Very Richest's Share of Income Grew Even Bigger, Data Show This article had a lot of very interesting statistics.- Falf of all Americans earned less than $27,682 in 2000, and paid less than 4 percent of income taxes
- The top 1.3 million households represent 37.4 percent of individual federal income tax revenue.
- The rate actually paid by the top 400 in 2000 was about the same as that paid by a single person making $123,000 or a married couple with two children earning $226,000.
- In 2000, the top 400 on average paid 22.3 percent of their income in federal income tax, down from 26.4 percent in 1992 and a peak of 29.9 percent in 1995.
- The minimum income to qualify for the list of the top 400 wealthiest taxpayers was $86.8 million in 2000, more than triple the minimum income of $24.4 million of the 400 wealthiest taxpayers in 1992.
- The figures do not include the incomes of the many wealthy Americans who use shelters to reduce their reported incomes below the level of the top 400. Here is a great anecdote about that. "In 1999 and 2000, for example, William T. Esrey — then the chief executive of Sprint,... earned more than $150 million in stock option profits, ... That income might have put Mr. Esrey in the I.R.S.'s top 400 taxpayers. But, ..., Mr. Esrey bought a tax shelter from Ernst & Young, ..., designed to let him delay reporting the profits for tax purposes until the year 2030. "
- Over the nine years reviewed in the new report, the incomes of the top 400 taxpayers increased at 15 times the rate of the bottom 90 percent of Americans; their average income rose 17 percent, to $27,000, from 1992 to 2000.
- In 2000, there were 2,022 Americans with incomes of more than $200,000 who paid no income tax anywhere in the world, up from just 37 in 1977...

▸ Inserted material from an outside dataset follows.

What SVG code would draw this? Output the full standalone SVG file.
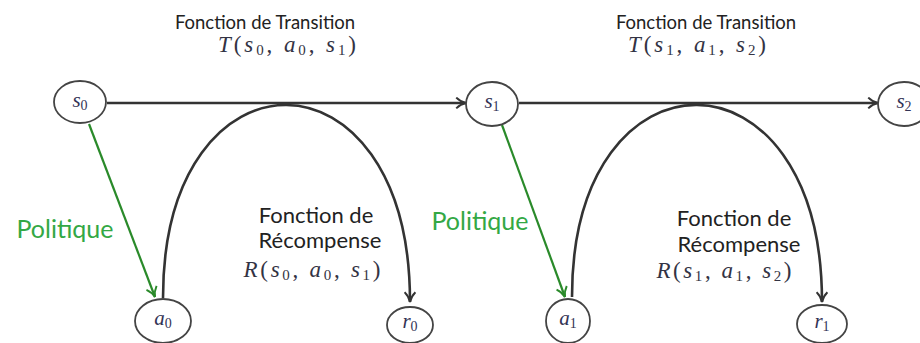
<svg xmlns="http://www.w3.org/2000/svg" width="920" height="343" viewBox="0 0 920 343">
<style>
.node ellipse{fill:#fff;stroke:#444;stroke-width:1.8}
.lbl{font-family:"Liberation Serif",serif;font-style:italic;font-size:21px;fill:#335;text-anchor:middle}
.sub{font-style:normal;font-size:14px}
.math{font-family:"Liberation Serif",serif;font-style:italic;font-size:23px;fill:#334;text-anchor:middle}
.msub{font-style:normal;font-size:15px}
.up{font-style:normal}
.title{font-family:Lato,"Liberation Sans",sans-serif;font-size:18.5px;fill:#222;text-anchor:middle}
.rec{font-family:Lato,"Liberation Sans",sans-serif;font-size:22px;fill:#222;text-anchor:middle}
.pol{font-family:Lato,"Liberation Sans",sans-serif;font-size:25px;fill:#33a844;text-anchor:middle}
.blk{fill:none;stroke:#333;stroke-width:2.6}
.grn{fill:none;stroke:#2a8a2a;stroke-width:2.2}
</style>
<defs>
<marker id="ab" viewBox="0 0 12 12" refX="11" refY="6" markerWidth="13" markerHeight="13" markerUnits="userSpaceOnUse" orient="auto">
<path d="M2,1 Q6,5 11,6 Q6,7 2,11" fill="none" stroke="#333" stroke-width="1.8"/>
</marker>
<marker id="ag" viewBox="0 0 12 12" refX="11" refY="6" markerWidth="13" markerHeight="13" markerUnits="userSpaceOnUse" orient="auto">
<path d="M2,1 Q6,5 11,6 Q6,7 2,11" fill="none" stroke="#2a8a2a" stroke-width="1.8"/>
</marker>
</defs>
<g id="connectors">
<line class="blk" x1="107" y1="103" x2="466" y2="103" marker-end="url(#ab)"/>
<line class="blk" x1="519" y1="103" x2="878" y2="103" marker-end="url(#ab)"/>
<path class="blk" d="M163,298 C163,40 410,40 410,302" marker-end="url(#ab)"/>
<path class="blk" d="M572,297 C572,40 822,40 822,302" marker-end="url(#ab)"/>
<line class="grn" x1="89" y1="124" x2="155" y2="297" marker-end="url(#ag)"/>
<line class="grn" x1="502" y1="125" x2="565" y2="297" marker-end="url(#ag)"/>
</g>
<g id="s0" class="node"><ellipse cx="80" cy="102" rx="26" ry="21"/><text class="lbl" x="80" y="107">s<tspan class="sub" dy="3">0</tspan></text></g>
<g id="s1" class="node"><ellipse cx="492" cy="104" rx="26" ry="22"/><text class="lbl" x="492" y="108">s<tspan class="sub" dy="3">1</tspan></text></g>
<g id="s2" class="node"><ellipse cx="904" cy="104" rx="26" ry="22"/><text class="lbl" x="904" y="108">s<tspan class="sub" dy="3">2</tspan></text></g>
<g id="a0" class="node"><ellipse cx="163" cy="321" rx="28" ry="22"/><text class="lbl" x="163" y="325">a<tspan class="sub" dy="3">0</tspan></text></g>
<g id="r0" class="node"><ellipse cx="410" cy="325" rx="23" ry="18"/><text class="lbl" x="410" y="328">r<tspan class="sub" dy="3">0</tspan></text></g>
<g id="a1" class="node"><ellipse cx="568" cy="321" rx="22" ry="22"/><text class="lbl" x="568" y="325">a<tspan class="sub" dy="3">1</tspan></text></g>
<g id="r1" class="node"><ellipse cx="822" cy="324" rx="25" ry="19"/><text class="lbl" x="822" y="328">r<tspan class="sub" dy="3">1</tspan></text></g>
<g id="labels">
<text class="title" x="265" y="29">Fonction de Transition</text>
<text class="math" x="287" y="52" textLength="138" lengthAdjust="spacing">T<tspan class="up">(</tspan>s<tspan class="msub" dy="3">0</tspan><tspan class="up" dy="-3">, </tspan>a<tspan class="msub" dy="3">0</tspan><tspan class="up" dy="-3">, </tspan>s<tspan class="msub" dy="3">1</tspan><tspan class="up" dy="-3">)</tspan></text>
<text class="title" x="706" y="29">Fonction de Transition</text>
<text class="math" x="697" y="52" textLength="138" lengthAdjust="spacing">T<tspan class="up">(</tspan>s<tspan class="msub" dy="3">1</tspan><tspan class="up" dy="-3">, </tspan>a<tspan class="msub" dy="3">1</tspan><tspan class="up" dy="-3">, </tspan>s<tspan class="msub" dy="3">2</tspan><tspan class="up" dy="-3">)</tspan></text>
<text class="pol" x="65" y="238">Politique</text>
<text class="pol" x="480" y="230">Politique</text>
<text class="rec" x="316" y="223">Fonction de</text>
<text class="rec" x="320" y="248">Récompense</text>
<text class="math" x="312" y="277" textLength="137" lengthAdjust="spacing">R<tspan class="up">(</tspan>s<tspan class="msub" dy="3">0</tspan><tspan class="up" dy="-3">, </tspan>a<tspan class="msub" dy="3">0</tspan><tspan class="up" dy="-3">, </tspan>s<tspan class="msub" dy="3">1</tspan><tspan class="up" dy="-3">)</tspan></text>
<text class="rec" x="734" y="226">Fonction de</text>
<text class="rec" x="739" y="252">Récompense</text>
<text class="math" x="724" y="278" textLength="135" lengthAdjust="spacing">R<tspan class="up">(</tspan>s<tspan class="msub" dy="3">1</tspan><tspan class="up" dy="-3">, </tspan>a<tspan class="msub" dy="3">1</tspan><tspan class="up" dy="-3">, </tspan>s<tspan class="msub" dy="3">2</tspan><tspan class="up" dy="-3">)</tspan></text>
</g>
</svg>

I'm not a financial analyst. Plus I live in a very expensive state. Certainly in California it appears the class gap is widening. I really can't speak for the rest of the country, though articles like this confirm my suspicions. Most amazing to me is the fact that I pay more in taxes than the wealthiest in the country. It seems like the argument over the exact % the wealthy have to pay is a red herring. The real issue is how to get them to pay taxes on the money they make. Individuals are by far not the worst offenders. The largest companies pay so little in tax. The government actually owes Microsoft money every year due to an employee benefits loophole. They're not the only ones either. Where is it all going?